■ Work instructions
Collect every line in the records below that contains the word "this".

** Start of Listed entries **

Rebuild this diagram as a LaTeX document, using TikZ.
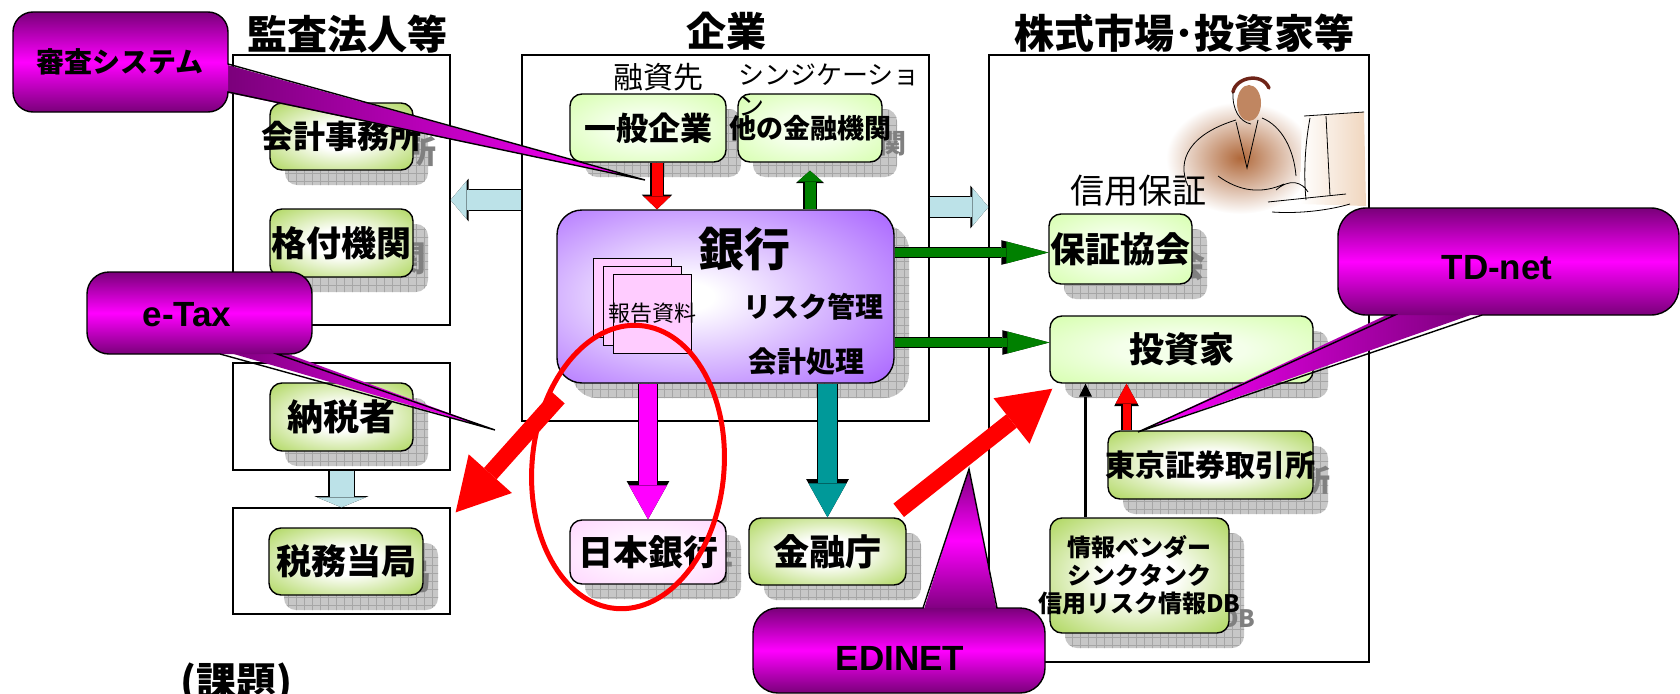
\documentclass[tikz,border=0pt]{standalone}
\usepackage{fontspec}
\setmainfont{Noto Sans CJK JP}
\newfontfamily\latinfont{Liberation Sans}
\usetikzlibrary{arrows.meta,patterns.meta}

\definecolor{leafgreen}{HTML}{99CC33}
\definecolor{palelime}{HTML}{CCFF99}
\definecolor{limecore}{HTML}{F4FFEA}
\definecolor{palepink}{HTML}{FFCCFF}
\definecolor{pinkcore}{HTML}{FFF5FF}
\definecolor{bankviolet}{HTML}{A35AFF}
\definecolor{balloonrim}{HTML}{7A007A}
\definecolor{ballooncore}{HTML}{FF00FF}
\definecolor{paleblue}{HTML}{BCE2E8}
\definecolor{darkgreen}{HTML}{008000}
\definecolor{tealblue}{HTML}{009999}
\definecolor{skin}{HTML}{B0683A}
\definecolor{hair}{HTML}{6E2418}
\definecolor{screen}{HTML}{F0D6BE}

% soft centre, coloured rim
\pgfdeclareradialshading{leafglow}{\pgfpointorigin}{color(0bp)=(white); color(10bp)=(white); color(42bp)=(leafgreen); color(100bp)=(leafgreen)}
\pgfdeclareradialshading{limeglow}{\pgfpointorigin}{color(0bp)=(limecore); color(12bp)=(limecore); color(44bp)=(palelime); color(100bp)=(palelime)}
\pgfdeclareradialshading{pinkglow}{\pgfpointorigin}{color(0bp)=(pinkcore); color(12bp)=(pinkcore); color(44bp)=(palepink); color(100bp)=(palepink)}
\pgfdeclareradialshading{bankglow}{\pgfpoint{-6bp}{0bp}}{color(0bp)=(white); color(4bp)=(white); color(40bp)=(bankviolet); color(100bp)=(bankviolet)}

\begin{document}
\begin{tikzpicture}[x=1pt, y=-1pt,
    frame/.style={draw, line width=1.2pt, inner sep=0pt},
    orgbox/.style={draw, line width=1.4pt, rounded corners=12, inner sep=0pt,
      align=center, shade},
    shadowbox/.style={rounded corners=12, inner sep=0pt, align=center,
      fill=black!22, text=black!50,
      postaction={pattern={Hatch[distance=8pt, line width=0.5pt]}, pattern color=black!35}},
    heading/.style={font=\fontsize{40}{40}\selectfont\bfseries, inner sep=0pt},
    remark/.style={font=\fontsize{#1}{#1}\selectfont, inner sep=0pt},
    block/.style n args={4}{draw=#1, line width=#2,
      -{Triangle[length=#3, width=#4, line width=0pt]},
      preaction={draw=black, line width=#2+2.4pt,
        -{Triangle[length=#3, width=#4, line width=0pt, scale=1.12]}}},
    bigred/.style={draw=red, line width=17pt,
      -{Triangle[length=52pt, width=58pt, line width=0pt]}},
    balloon/.style={top color=balloonrim, bottom color=balloonrim, middle color=ballooncore},
    balloontext/.style={font=\latinfont\fontsize{35}{35}\selectfont\bfseries},
  ]
  \useasboundingbox (0,0) rectangle (1680,693);

  % group frames
  \node[frame, minimum width=217, minimum height=270] (kansabox) at (341.5,190) {};
  \node[frame, minimum width=217, minimum height=107] (nozeibox) at (341.5,416.5) {};
  \node[frame, minimum width=217, minimum height=106] (zeimubox) at (341.5,561) {};
  \node[frame, minimum width=407, minimum height=366] (kigyobox) at (725.5,238) {};
  \node[frame, minimum width=380, minimum height=607] (marketbox) at (1179,358.5) {};

  \draw[block={paleblue}{20pt}{16pt}{38pt}] ([yshift=38pt]kigyobox.west) -- ([yshift=38pt]kigyobox.west -| kansabox.east);
  \draw[block={paleblue}{20pt}{16pt}{38pt}] ([yshift=31pt]kigyobox.east) -- ([yshift=31pt]kigyobox.east -| marketbox.west);
  \draw[block={paleblue}{24pt}{10pt}{48pt}] (nozeibox) -- (zeimubox);

  % man at a computer
  \shade[inner color=skin, outer color=white] (1240,158) ellipse [x radius=74, y radius=56];
  \shade[left color=white, right color=screen] (1302,116) -- (1364,112) -- (1366,206) -- (1300,204) -- cycle;
  \fill[skin!80!white] (1249,103) ellipse [x radius=12, y radius=18];
  \draw[hair, line width=3.5pt, line cap=round] (1233,92) .. controls (1236,77) and (1262,72) .. (1269,88);
  \draw[line width=0.8pt] (1233,92) .. controls (1232,110) and (1240,122) .. (1251,124)
    (1188,186) .. controls (1176,160) and (1190,134) .. (1236,120)
    (1262,118) .. controls (1282,126) and (1294,150) .. (1296,176)
    (1236,122) -- (1247,168) -- (1258,120)
    (1218,176) .. controls (1240,192) and (1262,194) .. (1284,184)
    (1276,190) .. controls (1290,178) and (1302,182) .. (1308,192)
    (1268,202) -- (1346,194)
    (1272,212) .. controls (1300,214) and (1330,210) .. (1350,204)
    (1310,118) .. controls (1304,150) and (1304,180) .. (1306,200)
    (1326,116) -- (1330,196)
    (1304,116) -- (1364,112);

  % boxes, each over its own grey shadow
  \foreach \nm/\x/\y/\w/\h/\sh/\fs/\txt in {
      kaikei/341.5/136.5/143/67/leafglow/32/{\makebox[0pt]{会計事務所}},
      kakuzuke/341.5/243/143/68/leafglow/35/格付機関,
      nozeisha/341.5/417/143/68/leafglow/36/納税者,
      zeimu/346/561.5/154/67/leafglow/35/税務当局,
      ippan/648/128/156/68/limeglow/32/一般企業,
      tahoka/810/128/144/68/limeglow/27/{\makebox[0pt]{他の金融機関}},
      nichigin/648/552/156/64/pinkglow/35/日本銀行,
      kinyucho/827.5/551.5/157/67/leafglow/36/金融庁,
      hosho/1120.5/249/143/70/limeglow/35/保証協会,
      toshika/1181.5/349.5/263/67/limeglow/35/投資家,
      tosho/1210.5/465/205/68/leafglow/30/{\makebox[0pt]{東京証券取引所}},
      vendor/1139.5/575.5/179/115/leafglow/24/{情報ベンダー\\[4pt]シンクタンク\\[4pt]\makebox[0pt]{信用リスク情報DB}}}{
    \node[shadowbox, minimum width=\w, minimum height=\h,
      font=\fontsize{\fs}{\fs}\selectfont\bfseries] at (\x+15,\y+15) {\txt};
    \node[orgbox, shading=\sh, minimum width=\w, minimum height=\h,
      font=\fontsize{\fs}{\fs}\selectfont\bfseries] (\nm) at (\x,\y) {\txt};
  }

  \node[shadowbox, rounded corners=25, minimum width=337, minimum height=173] at (740.5,311.5) {};
  \node[orgbox, rounded corners=25, shading=bankglow, minimum width=337, minimum height=173] (bank) at (725.5,296.5) {};
  \foreach \doc in {0,1,2}
    \draw[fill=palepink, line width=0.8pt] (593+10*\doc,258+8*\doc) rectangle +(78,79);
  \node[remark=22] (hokoku) at (652,313) {報告資料};
  \node[font=\fontsize{46}{46}\selectfont\bfseries] (ginko) at (744,249) {銀行};
  \node[font=\fontsize{28}{28}\selectfont\bfseries] (risk) at (813,307) {リスク管理};
  \node[font=\fontsize{29}{29}\selectfont\bfseries] (shori) at (806,362) {会計処理};

  \node[remark=30] (yushisaki) at (658,77) {融資先};
  \node[remark=26, anchor=north west, align=left] (syndicate) at (738,64) {シンジケーショ\\[5pt]ン};
  \node[remark=34] (shinyo) at (1138,191) {信用保証};

  % flows
  \draw[block={red}{11pt}{13pt}{27pt}] ([xshift=9pt]ippan.south) -- ([xshift=9pt]ippan.south |- bank.north);
  \draw[block={darkgreen}{11pt}{11pt}{25pt}] (tahoka.south |- bank.north) -- ([yshift=-8pt]tahoka.south);
  \draw[block={ballooncore}{18pt}{34pt}{38pt}] (nichigin.north |- bank.south) -- (nichigin.north);
  \draw[block={tealblue}{19pt}{34pt}{38pt}] (kinyucho.north |- bank.south) -- (kinyucho.north);
  \draw[block={darkgreen}{9pt}{42pt}{22pt}] ([yshift=44pt]bank.east) -- ([yshift=44pt]bank.east -| hosho.west);
  \draw[block={darkgreen}{9pt}{42pt}{22pt}] ([yshift=-46pt]bank.east) -- ([yshift=-46pt]bank.east -| toshika.west);
  \draw[line width=3pt, -{Triangle[length=13pt, width=13pt, line width=0pt]}] ([xshift=-54pt]vendor.north) -- ([xshift=-54pt]vendor.north |- toshika.south);
  \draw[block={red}{8pt}{20pt}{22pt}] ([xshift=-84pt]tosho.north) -- ([xshift=-84pt]tosho.north |- toshika.south);

  \node[heading] (kansatitle) at (347,34) {監査法人等};
  \node[heading] (kigyotitle) at (726,31) {企業};
  \node[heading] (markettitle) at (1184,33) {株式市場･投資家等};
  \node[heading] (kadai) at (236,684) {(課題)};

  \draw[red, line width=5pt, rotate around={-5:(628,467)}] (628,467) ellipse [x radius=96, y radius=142];
  \draw[bigred] ([shift={(2,14)}]bank.south west) -- ([shift={(5,5)}]zeimubox.north east);
  \draw[bigred] ([shift={(-8,-7)}]kinyucho.north east) -- ([shift={(3,5)}]toshika.south west);

  % callouts: tail and box shaded apart, one outline round both
  \shade[left color=balloonrim, right color=ballooncore] (224,64) -- (645,180) -- (224,92) -- cycle;
  \shade[balloon, rounded corners=20] (13,12) rectangle (228,112);
  \draw[line width=1.4pt] (33,12) -- (208,12) arc[start angle=270, end angle=360, radius=20]
    -- (228,64) -- (645,180) -- (228,92) arc[start angle=0, end angle=90, radius=20]
    -- (33,112) arc[start angle=90, end angle=180, radius=20]
    -- (13,32) arc[start angle=180, end angle=270, radius=20] -- cycle;
  \node[font=\fontsize{28}{28}\selectfont\bfseries] (shinsa) at (120,62) {審査システム};

  \shade[left color=balloonrim, right color=ballooncore] (220,350) -- (495,430) -- (277,350) -- cycle;
  \shade[balloon, rounded corners=22] (87,272) rectangle (312,354);
  \draw[line width=1.4pt] (109,272) -- (290,272) arc[start angle=270, end angle=360, radius=22]
    -- (312,332) arc[start angle=0, end angle=90, radius=22]
    -- (277,354) -- (495,430) -- (220,354)
    -- (109,354) arc[start angle=90, end angle=180, radius=22]
    -- (87,294) arc[start angle=180, end angle=270, radius=22] -- cycle;
  \node[balloontext] (etax) at (187,315) {e-Tax};

  \shade[left color=ballooncore, right color=balloonrim] (1138,432) -- (1395,311) -- (1482,311) -- cycle;
  \shade[balloon, rounded corners=28] (1338,208) rectangle (1679,315);
  \draw[line width=1.4pt] (1366,208) -- (1651,208) arc[start angle=270, end angle=360, radius=28]
    -- (1679,287) arc[start angle=0, end angle=90, radius=28]
    -- (1482,315) -- (1138,432) -- (1395,315)
    -- (1366,315) arc[start angle=90, end angle=180, radius=28]
    -- (1338,236) arc[start angle=180, end angle=270, radius=28] -- cycle;
  \node[balloontext] (tdnet) at (1497,268) {TD-net};

  \shade[balloon] (923,612) -- (969,469) -- (997,612) -- cycle;
  \shade[balloon, rounded corners=25] (753,608) rectangle (1045,693);
  \draw[line width=1.4pt] (778,608) -- (923,608) -- (969,469) -- (997,608)
    -- (1020,608) arc[start angle=270, end angle=360, radius=25]
    -- (1045,668) arc[start angle=0, end angle=90, radius=25]
    -- (778,693) arc[start angle=90, end angle=180, radius=25]
    -- (753,633) arc[start angle=180, end angle=270, radius=25] -- cycle;
  \node[balloontext] (edinet) at (900,658) {EDINET};
\end{tikzpicture}
\end{document}
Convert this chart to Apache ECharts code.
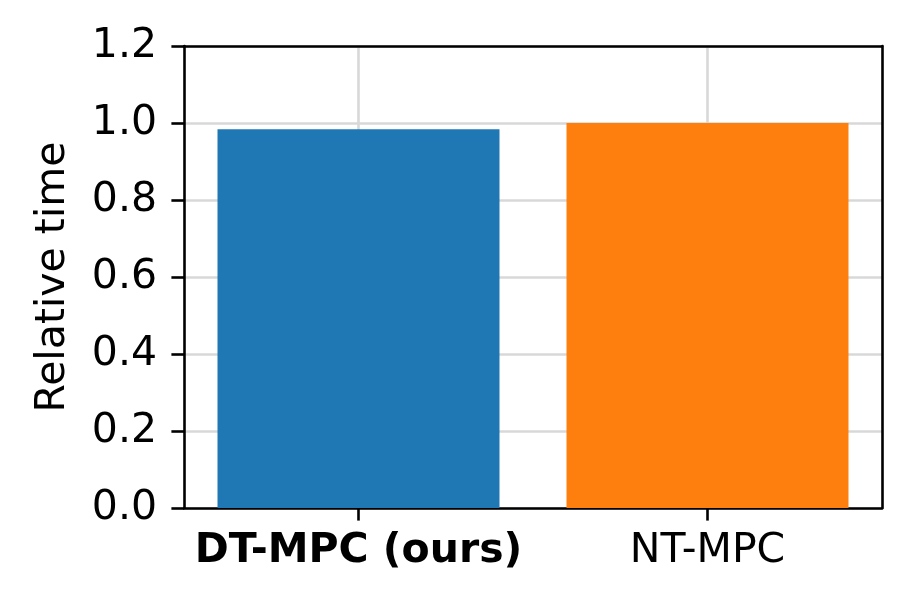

** End of Listed entries **

■ Answer for the task
Rebuild this diagram as a LaTeX document, using TikZ.
Convert this chart to Apache ECharts code.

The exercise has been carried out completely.